Earth Hour Puts Focus on Conservation
New Ontario Government Offers Energy Saving Tips to Help Cut Costs
On Saturday, March 23, Ontario will join the world in marking Earth Hour by turning off the lights between 8:30 and 9:30 p.m.
Earth Hour is a global event dedicated to raising awareness about conserving energy and fighting climate change. Everyone can make a difference by taking steps to conserve energy after Earth Hour when the lights go back on.
Making simple choices about energy use can reduce monthly electricity costs and help the environment.
Five tips to help manage energy use:
- Seize the daylight: In the winter, keep curtains open during the day to draw in sunlight. Solar energy can help naturally warm your home.
- Drafts be gone: Install weatherstripping and caulking around windows, doors and dryer vents, and insulate your home properly including plates on outlets to help save up to 25 per cent a year on heating and cooling costs.
- Get with the program: When properly set, a programmable thermostat can reduce heating and cooling costs by up to 10 per cent. In the winter, set your thermostat to 20°C when you're home and 18°C when sleeping or away.
- Heat efficiently: Have a qualified technician service your furnace on a regular basis to ensure it is working at maximum efficiency. Clean or change the filter regularly - a dirty filter reduces airflow and makes the furnace work harder to circulate the air.
- Off-peak pays: Take advantage of lower energy prices during off-peak hours. Off-peak hours are 7 p.m. to 7 a.m. on weeknights and all day on weekends and statutory holidays.
Building a clean energy system and a culture of conservation is part of the new Ontario government's plan to create and support jobs for the people of Ontario, while ensuring we have the electricity we need to power our homes, schools, hospitals and businesses.
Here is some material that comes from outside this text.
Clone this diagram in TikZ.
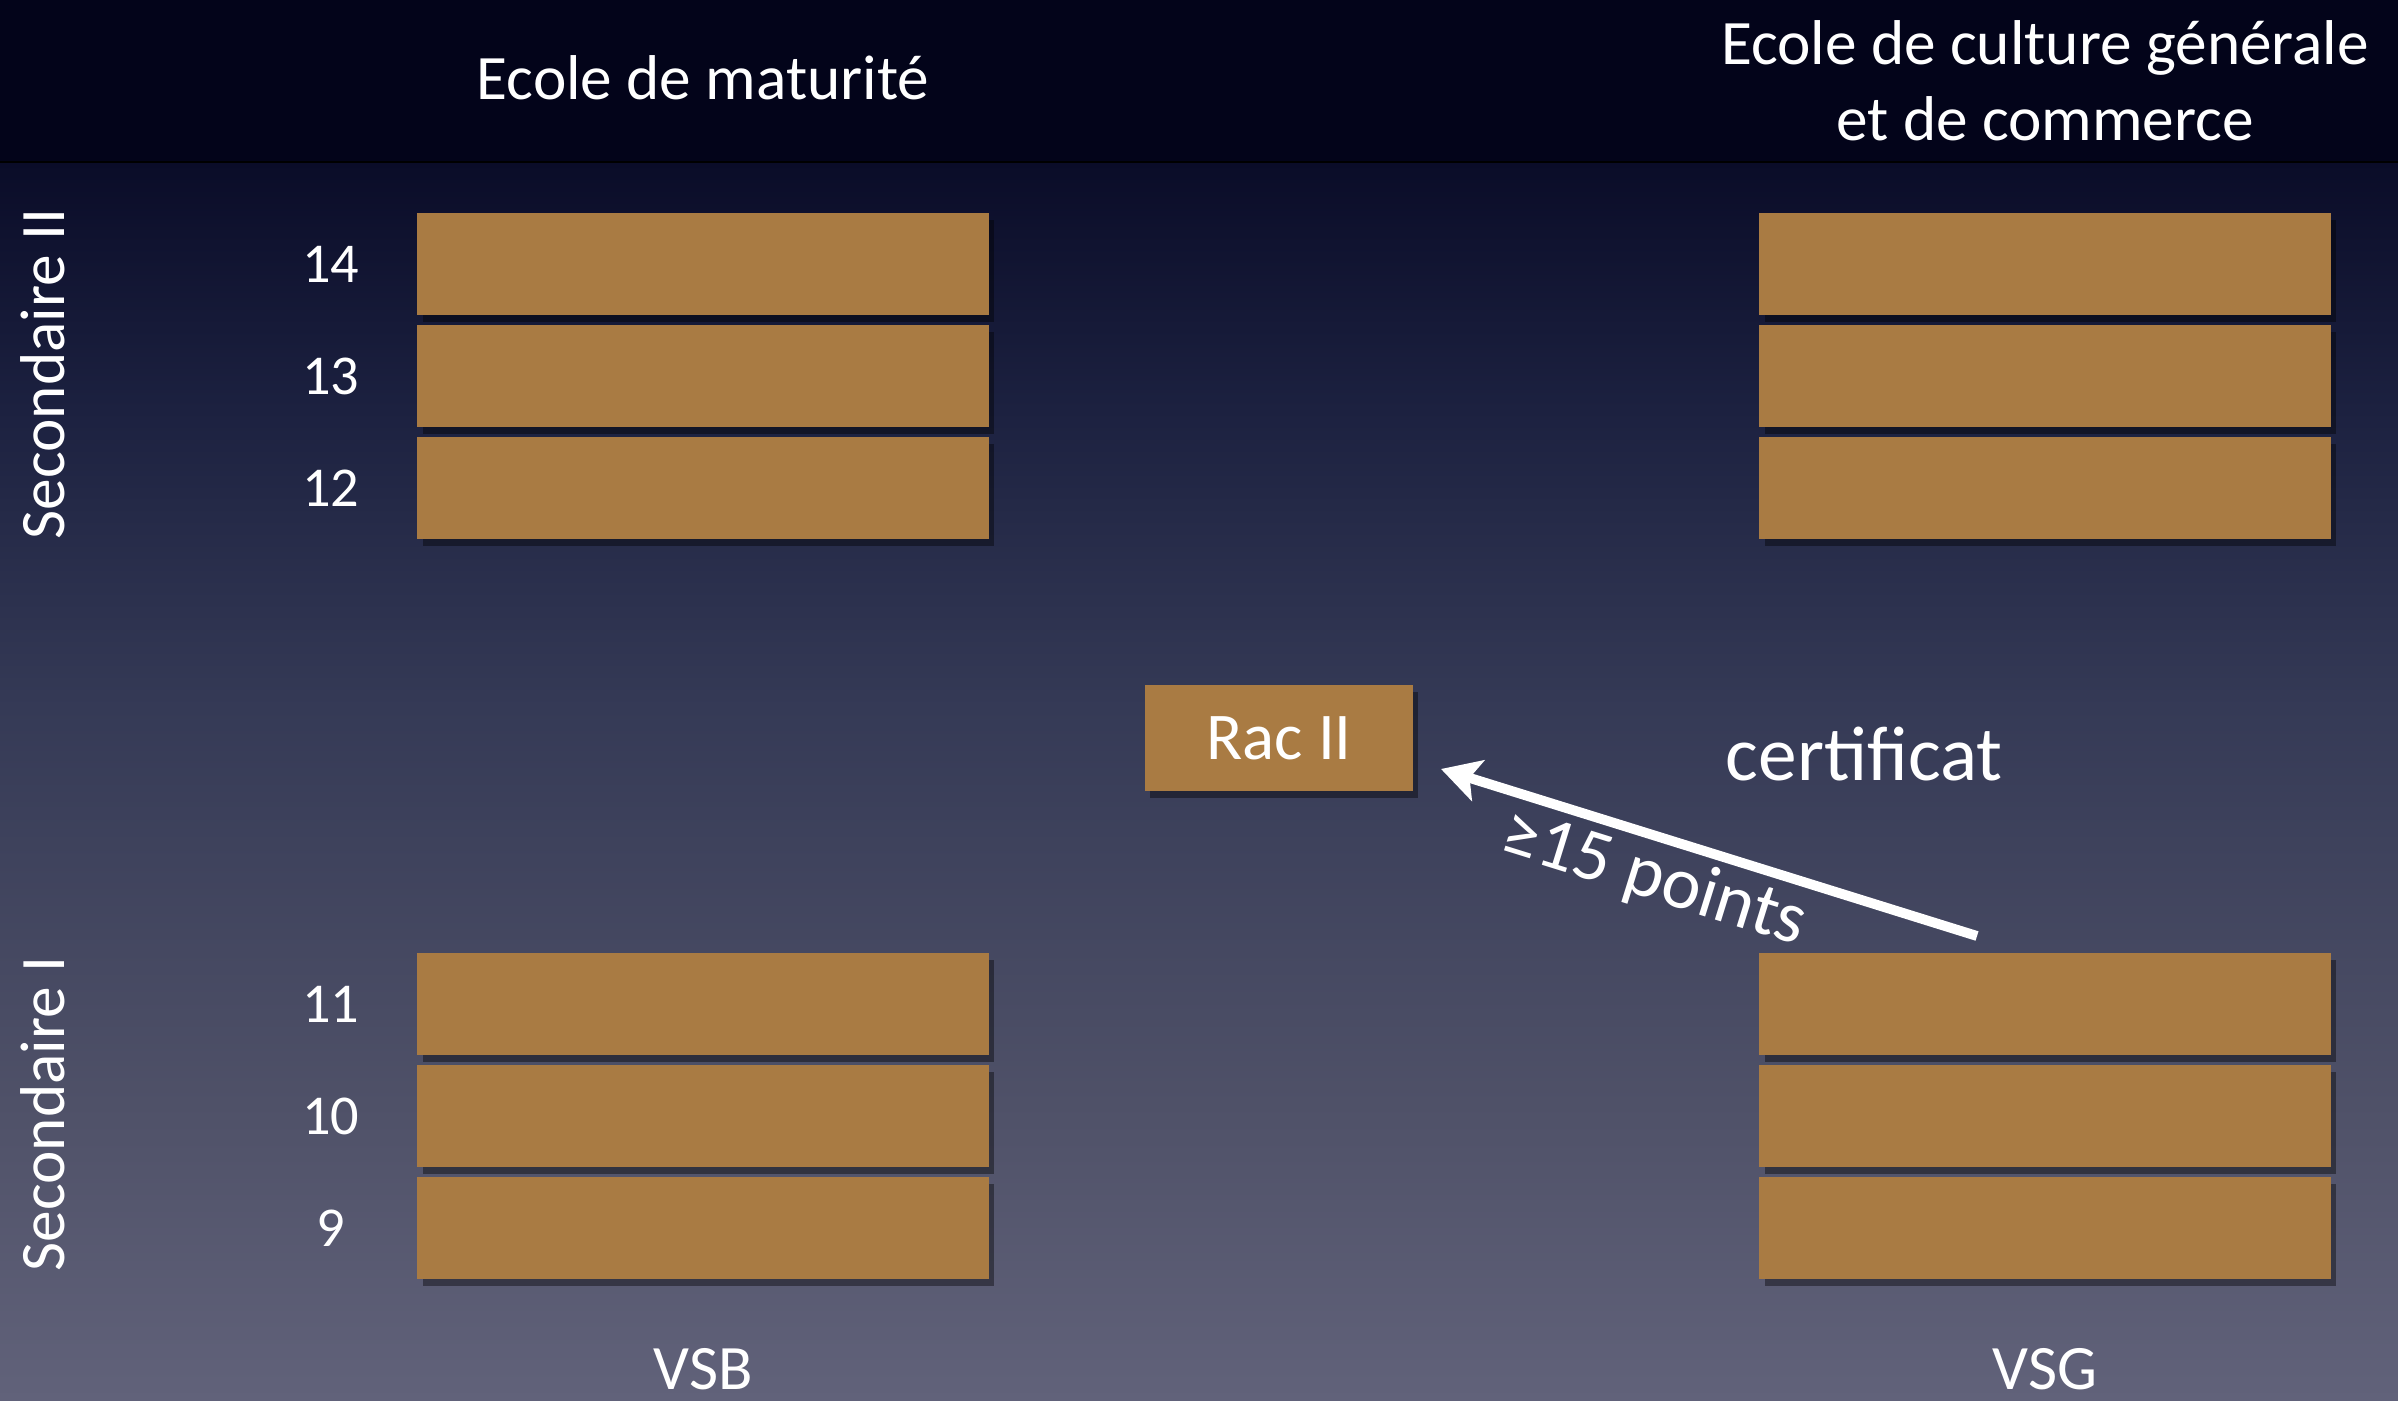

- You can learn more about how to conserve energy and save on your monthly bills by following the Ministry of Energy on Twitter for daily conservation tips.
- This year marks the fifth year the Ontario government is participating in Earth Hour. Approximately 70 government-owned buildings will be turning off the lights.
- According to the World Wildlife Fund, 152 different countries and more than 6,950 cities participated in Earth Hour in 2012, including 39 per cent of Canadians - 13 million people across 511 cities.
- Through conservation, Ontario homeowners, businesses and industry have saved more than 1,900 megawatts of peak demand electricity since 2005 - the equivalent of more than 600,000 homes being taken off the grid.
- Ontario’s elimination of coal-fired electricity generation is the single largest greenhouse gas reduction measure being undertaken in North America. The province will have shut down 17 of 19 coal units by the end of 2013. By the end of 2014, Ontario will be one of the first places in the world to eliminate coal as a source of electricity production.
“When it comes to managing electricity use and energy costs, we can all do more. Conservation is an important part of our collective effort to lower greenhouse gas emissions and continue building a clean, reliable, modern electricity system.”
“Earth Hour reminds us we can each make changes at home to conserve energy and take a load off the environment. Small actions add up to big changes for the better.”